Sono passati esattamente 14 anni da quel 19 aprile del 2004, in cui la sentenza arrivò forte e chiara da parte del Tribunale Penale Internazionale dell’Aja: l’uccisione dei musulmani da parte dei serbo-bosniaci a Srebrenica l’11 luglio 1995 si trattò di un vero e proprio genocidio, nel quale persero la vita oltre 7400 persone.

Definito da Amnesty come l’eccidio più veloce della storia, ebbe luogo nel cuore dell’Europa si consumò in meno di una settimana.

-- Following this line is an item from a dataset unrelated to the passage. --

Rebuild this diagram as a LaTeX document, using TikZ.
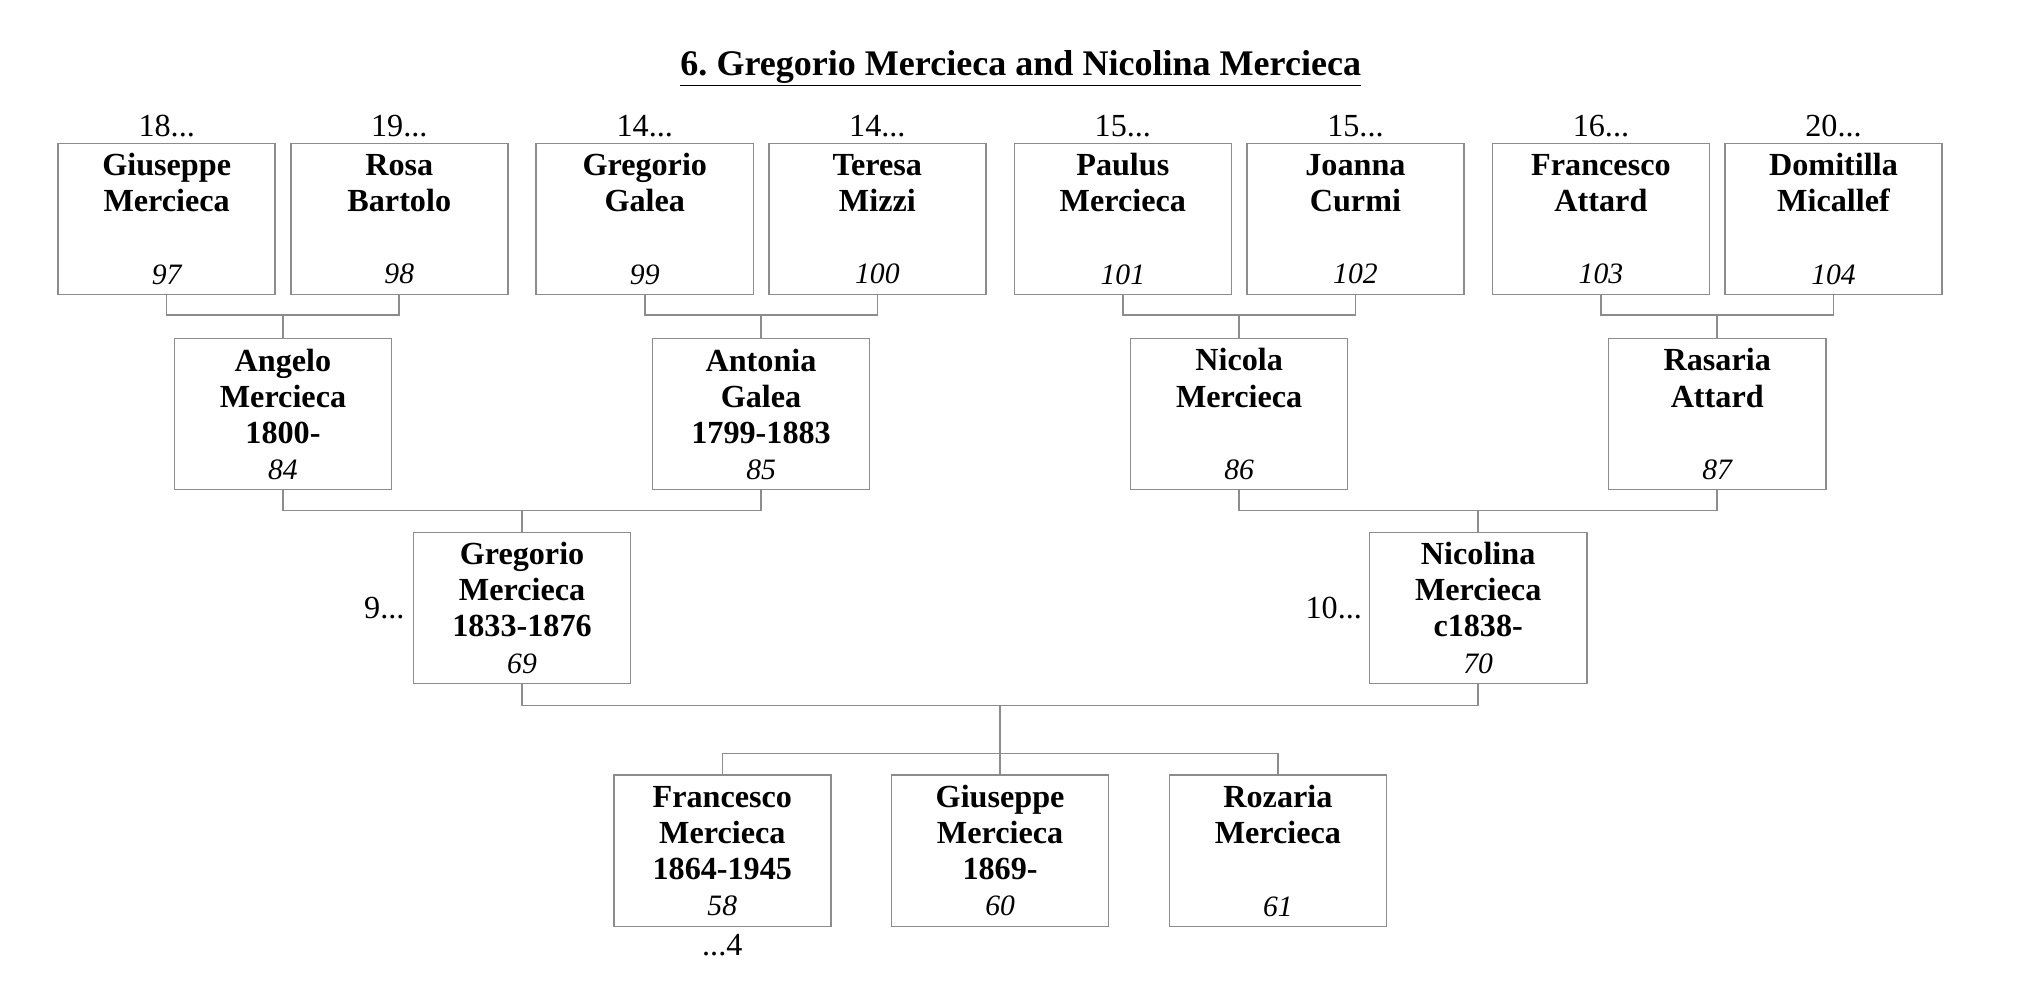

Srebrenica era un’anomalia: un’enclave a maggioranza musulmana in quella parte di Bosnia ormai del tutto “serbizzata“. Per far aderire sul campo i confini della “nuova” Bosnia, che sarebbero stati sanciti negli accordi spartitori di Dayton, occorreva mettere fine a quell’anomalia. Si doveva sacrificare qualcosa, Srebrenica era la città sacrificabile, e con lei i suoi abitanti. In una manciata di giorni uomini e ragazzi in età da combattimento furono sterminati. Separati dalle loro famiglie con il pretesto di essere interrogati, gli uomini vennero poi fucilati e gettati nelle fosse comuni. Si dice che la storia sia ciclica, la malvagità umana costante. Cinquant’anni dopo la Shoah, gli esseri umani hanno ripetuto l’irrepetibile.

A distanza di ventitré anni, le donne di Srebrenica continuano a piangere i loro morti. Diverse centinaia di vittime sono ancora disperse e il destino di oltre 8.000 persone in tutta la Bosnia-Erzegovina non è stato ancora chiarito.

A scuola se ne parla poco, i programmi ministeriali non arrivano fino a quel punto, nell’immaginario collettivo non si ricorda molto l’eccidio avvenuto proprio fuori dalla nostra porta di casa. Eppure, c’è stato, se si tende l’orecchio si può persino riuscire a sentire il pianto soffocato delle donne e le grida dei bambini, figli di un tempo atroce.